11. Test of Stability
-Love tends to endure. Infatuation may change suddenly and unpredictably. Real love is stable. There is commitment. The best way to test stability in a new relationship comes through knowing that person in the context of his or her other relationships (parents, friends, and siblings).

12. Test of Delayed Gratification
- A couple in genuine love is not indifferent to the timing of their wedding, but they do not feel an irresistible drive toward it. An infatuated couple tends to feel an urge to get married--instantly. As you enter into a potentially serious relationship, ask yourself if your pace is based in fear or faith. Is your pace based on anxiety over deprivation and physical drives, or is your pace the result of a desire for careful and thorough preparation for marriage?

Conclusion

Love in a lasting relationship is not a long, gradual decline from the peak of our heady initial romance. Lasting love is more like standing where the ocean meets the shore--the waves keep coming in. Not every wave of emotion is the same, and that turns out to be very interesting and exciting. But it takes time and commitment to discover the wonder of a lasting relationship. Yes, the waves and tides ebb and flow. But when we know what love really is, we know that the waves and the tide will return. Work through the relational issues and enjoy the varied sounds and passions of the crashing or softly lapping surf. Too many people walk away from relationships without ever getting their feet wet!

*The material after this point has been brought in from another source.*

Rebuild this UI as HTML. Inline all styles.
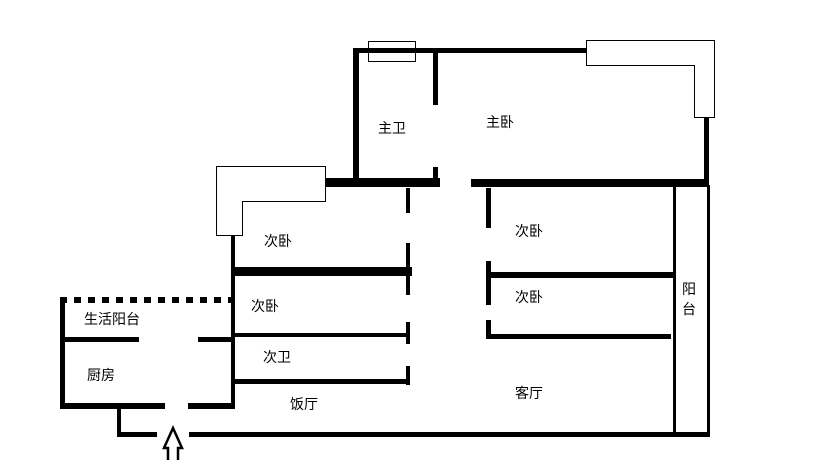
<!DOCTYPE html>
<html><head><meta charset="utf-8"><style>
html,body{margin:0;padding:0;background:#fff;}
svg{display:block;}
text{font-family:"Liberation Sans","Noto Sans CJK SC",sans-serif;font-size:14px;fill:#000;}
</style></head><body>
<svg width="816" height="460" viewBox="0 0 816 460" xmlns="http://www.w3.org/2000/svg">
<g fill="#000">
<rect x="353" y="48" width="233" height="5"/>
<rect x="353" y="48" width="6" height="135"/>
<rect x="433" y="50" width="5" height="55"/>
<rect x="433" y="167" width="5" height="18"/>
<rect x="325" y="178" width="115" height="9"/>
<rect x="471" y="179" width="236" height="8"/>
<rect x="704" y="118" width="5" height="67"/>
<rect x="231" y="235" width="4" height="174"/>
<rect x="406" y="188" width="4" height="25"/>
<rect x="406" y="243" width="4" height="52"/>
<rect x="406" y="322" width="4" height="22"/>
<rect x="406" y="366" width="4" height="19"/>
<rect x="232" y="267" width="180" height="9"/>
<rect x="232" y="333" width="176" height="4"/>
<rect x="232" y="379" width="176" height="5"/>
<rect x="486" y="188" width="5" height="40"/>
<rect x="486" y="261" width="5" height="44"/>
<rect x="486" y="320" width="5" height="19"/>
<rect x="486" y="272" width="187" height="6"/>
<rect x="486" y="334" width="185" height="5"/>
<rect x="673" y="185" width="3" height="248"/>
<rect x="707" y="185" width="3" height="248"/>
<rect x="189" y="432" width="521" height="5"/>
<rect x="117" y="432" width="40" height="5"/>
<rect x="117" y="403" width="4" height="34"/>
<rect x="60" y="297" width="5" height="112"/>
<rect x="60" y="403" width="105" height="6"/>
<rect x="188" y="403" width="47" height="6"/>
<rect x="60" y="337" width="79" height="5"/>
<rect x="198" y="337" width="34" height="5"/>
</g>
<line x1="60" y1="300" x2="234" y2="300" stroke="#000" stroke-width="6" stroke-dasharray="7 7"/>
<g fill="none" stroke="#000" stroke-width="1">
<rect x="368.5" y="41.5" width="47" height="20"/>
<path d="M586.5 40.5 H714.5 V117.5 H694.5 V65.5 H586.5 Z"/>
<path d="M216.5 166.5 H325.5 V201.5 H242.5 V235.5 H216.5 Z"/>
<path d="M168 460 V448 H164 L173 428 L182 448 H178 V460" stroke-width="2.5"/>
</g>
<text x="378" y="133">主卫</text>
<text x="486" y="127">主卧</text>
<text x="264" y="246">次卧</text>
<text x="251" y="311">次卧</text>
<text x="263" y="362">次卫</text>
<text x="290" y="409">饭厅</text>
<text x="515" y="236">次卧</text>
<text x="515" y="302">次卧</text>
<text x="682" y="294">阳</text>
<text x="682" y="314">台</text>
<text x="515" y="398">客厅</text>
<text x="84" y="324">生活阳台</text>
<text x="87" y="380">厨房</text>
</svg>
</body></html>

Many people make the mistake of thinking that real love is like a swimming pool--something they fall or jump into. Rather than having the dynamic and varied experience of the oceanfront love, they leap right into the deep end of the pool, thinking that strong feelings, light-headed-ness, and physical attraction must be sure signs of love. They discover sooner or later that a great desire to swim doesn't mean much if we've never learned how to swim.